With such an expansive view of the world, it's little wonder Hewitt sought to escape marriage's domestic drudgery by opening a bookshop.
For all the fond memories, Verity Hewitt's was never a thriving business.
"The bookshop never made any money for me," Hewitt said in 1979. "It did manage to pay for daytime help through the week - and that's the only thing I ever got from the shop in seven years."
So what was the draw to running a bookshop in the first place? "The fact that I was a married woman tied to an iron was something dreadful to me, I couldn't bear it," Hewitt said. A stock of books Fitzhardinge brought back when he returned from Oxford was the start of the shop; his plans for establishing his own bookshop in Sydney were dashed by the Depression.
Hewitt took over again 30 years after she first opened it. It proved fruitless. Rising rents pushed the shop out of Civic and it never quite worked in Queanbeyan; a branch in Manuka had shut years before. Administrators were called in and the business, by then deep in the red, was wound up.
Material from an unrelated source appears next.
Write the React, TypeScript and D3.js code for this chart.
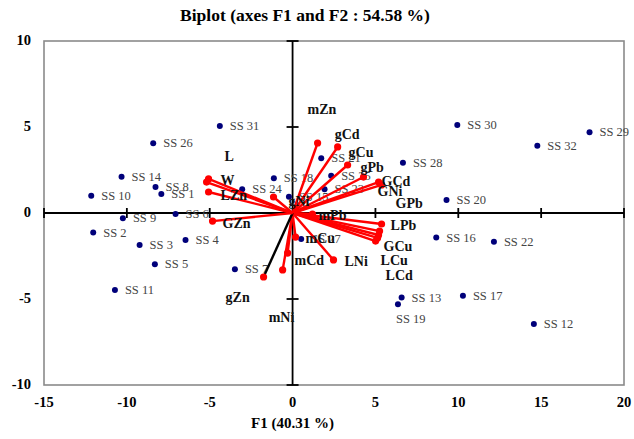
import React from "react";
import * as d3 from "d3";

// observations (F1, F2 scores)
const obsNames = [
  "SS 1", "SS 2", "SS 3", "SS 4", "SS 5", "SS 6", "SS 7", "SS 8", "SS 9", "SS 10",
  "SS 11", "SS 12", "SS 13", "SS 14", "SS 15", "SS 16", "SS 17", "SS 18", "SS 19", "SS 20",
  "SS 21", "SS 22", "SS 23", "SS 24", "SS 25", "SS 26", "SS 27", "SS 28", "SS 29", "SS 30",
  "SS 31", "SS 32",
];
const obsF1 = [
  -7.92, -12.03, -9.23, -6.46, -8.31, -7.06, -3.48, -8.27, -10.24, -12.15,
  -10.72, 14.56, 6.58, -10.32, -0.22, 8.67, 10.28, -1.13, 6.36, 9.29,
  1.73, 12.15, 1.93, -3.04, 2.33, -8.41, 0.52, 6.66, 17.92, 9.94,
  -4.39, 14.77,
];
const obsF2 = [
  1.1, -1.14, -1.86, -1.57, -2.98, -0.06, -3.27, 1.51, -0.31, 1.01,
  -4.48, -6.45, -4.92, 2.11, 0.95, -1.43, -4.81, 2.02, -5.31, 0.76,
  3.18, -1.67, 1.38, 1.38, 2.17, 4.05, -1.51, 2.92, 4.69, 5.12,
  5.06, 3.91,
];

// variables (loadings, scaled)
const varNames = [
  "mZn", "gCd", "gCu", "gPb", "GCd", "GNi", "mPb", "LPb", "GPb", "GCu", "LCu",
  "LCd", "LNi", "mCu", "mCd", "mNi", "gZn", "gNi", "W", "L", "LZn", "GZn",
];
const varF1 = [
  1.51, 2.72, 3.32, 4.28, 5.19, 5.37, 1.2, 5.37, 5.25, 5.19, 5.13,
  5.01, 2.47, 0.18, -0.3, -0.6, -1.75, -1.15, -5.07, -5.19, -5.07, -4.83,
];
const varF2 = [
  4.07, 3.84, 2.79, 2.09, 1.8, 1.63, -0.06, -0.64, -1.05, -1.28, -1.45,
  -1.63, -2.73, -1.4, -2.33, -3.31, -3.72, 0.93, 1.98, 1.8, 1.22, -0.47,
];

const xTicks = [-15, -10, -5, 0, 5, 10, 15, 20];
const yTicks = [-10, -5, 0, 5, 10];

// label placement tweaks (px)
const varLabelOffset: Record<string, [number, number]> = {
  mZn: [-10, -33], gCd: [-3, -12], gCu: [1, -13], gPb: [-3, -10], GCd: [3, -1],
  GNi: [-4, 7], mPb: [6, 1], LPb: [9, 1], GPb: [16, -28], GCu: [5, 11],
  LCu: [3, 23], LCd: [10, 34], LNi: [11, 2], mCu: [10, 1], mCd: [7, 7],
  mNi: [-14, 48], gZn: [-38, 21], gNi: [15, 4], W: [12, 2], L: [18, -26],
  LZn: [12, 3], GZn: [10, 2],
};
const obsLabelOffset: Record<string, [number, number]> = {
  "SS 19": [-2, 15],
};

const W = 634;
const H = 439;
const margin = { top: 41, right: 10, bottom: 54, left: 44 };
const serif = "'Liberation Serif', 'Times New Roman', serif";

const App = () => {
  const x = d3.scaleLinear().domain([-15, 20]).range([margin.left, W - margin.right]);
  const y = d3.scaleLinear().domain([-10, 10]).range([H - margin.bottom, margin.top]);
  const x0 = x(0);
  const y0 = y(0);

  const vars = varNames.map((n, i) => ({ name: n, f1: varF1[i], f2: varF2[i] }));
  const obs = obsNames.map((n, i) => ({ name: n, f1: obsF1[i], f2: obsF2[i] }));

  return (
    <svg
      width={W}
      height={H}
      style={{ position: "absolute", left: 0, top: 0, background: "#fff" }}
      fontFamily={serif}
    >
      <text x={305} y={21} textAnchor="middle" fontSize={17.5} fontWeight="bold">
        Biplot (axes F1 and F2 : 54.58 %)
      </text>

      {/* frame */}
      <rect
        x={margin.left}
        y={margin.top}
        width={W - margin.left - margin.right}
        height={H - margin.bottom - margin.top}
        fill="none"
        stroke="#8a8a8a"
        strokeWidth={1.6}
      />

      {/* tick labels */}
      {xTicks.map((t) => (
        <text key={"xt" + t} x={x(t)} y={H - margin.bottom + 22} textAnchor="middle" fontSize={14.5} fontWeight="bold">
          {t}
        </text>
      ))}
      {yTicks.map((t) => (
        <text key={"yt" + t} x={margin.left - 13} y={y(t) + 4} textAnchor="end" fontSize={14.5} fontWeight="bold">
          {t}
        </text>
      ))}
      <text x={x0} y={H - 11} textAnchor="middle" fontSize={15} fontWeight="bold">
        F1 (40.31 %)
      </text>

      {/* axes through origin */}
      <line x1={margin.left} x2={W - margin.right} y1={y0} y2={y0} stroke="#000" strokeWidth={1.8} />
      <line x1={x0} x2={x0} y1={margin.top} y2={H - margin.bottom} stroke="#000" strokeWidth={1.8} />
      {xTicks.filter((t) => t !== 0).map((t) => (
        <line key={"xk" + t} x1={x(t)} x2={x(t)} y1={y0 - 5} y2={y0 + 5} stroke="#000" strokeWidth={1.8} />
      ))}
      {yTicks.filter((t) => t !== 0).map((t) => (
        <line key={"yk" + t} x1={x0 - 6} x2={x0 + 6} y1={y(t)} y2={y(t)} stroke="#000" strokeWidth={1.8} />
      ))}

      {/* observations */}
      {obs.map((d) => {
        const off = obsLabelOffset[d.name] || [10, 0];
        return (
          <g key={d.name}>
            <circle cx={x(d.f1)} cy={y(d.f2)} r={3} fill="#00007a" />
            <text
              x={x(d.f1) + off[0]}
              y={y(d.f2) + off[1] + 4}
              fontSize={12.5}
              fill="#444"
            >
              {d.name}
            </text>
          </g>
        );
      })}

      {/* variable vectors */}
      {vars.map((d) => (
        <g key={d.name}>
          <line
            x1={x0}
            y1={y0}
            x2={x(d.f1)}
            y2={y(d.f2)}
            stroke={d.name === "gZn" ? "#000" : "#ff0000"}
            strokeWidth={2.4}
          />
          <circle cx={x(d.f1)} cy={y(d.f2)} r={3.6} fill="#ff0000" />
        </g>
      ))}
      {vars.map((d) => {
        const off = varLabelOffset[d.name] || [8, 0];
        return (
          <text
            key={"l" + d.name}
            x={x(d.f1) + off[0]}
            y={y(d.f2) + off[1] + 4.5}
            fontSize={14}
            fontWeight="bold"
            fill="#111"
          >
            {d.name}
          </text>
        );
      })}
    </svg>
  );
};

export default App;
Verity Hewitt's contribution to Canberra has been recognised with a lane named for her, through the Sydney Building where she waited for her first customers more than eight decades ago. The shop's legacy is dotted through countless books still shelved in Canberra which have the bookshop's labels affixed.
But it would be dangerous to think Canberra is entitled to any independent, worldly bookshops if they aren't supported. Verity Hewitt's pool of light was eventually extinguished, and ours would be a dark community indeed if future endeavours like Hewitt's are left to wither.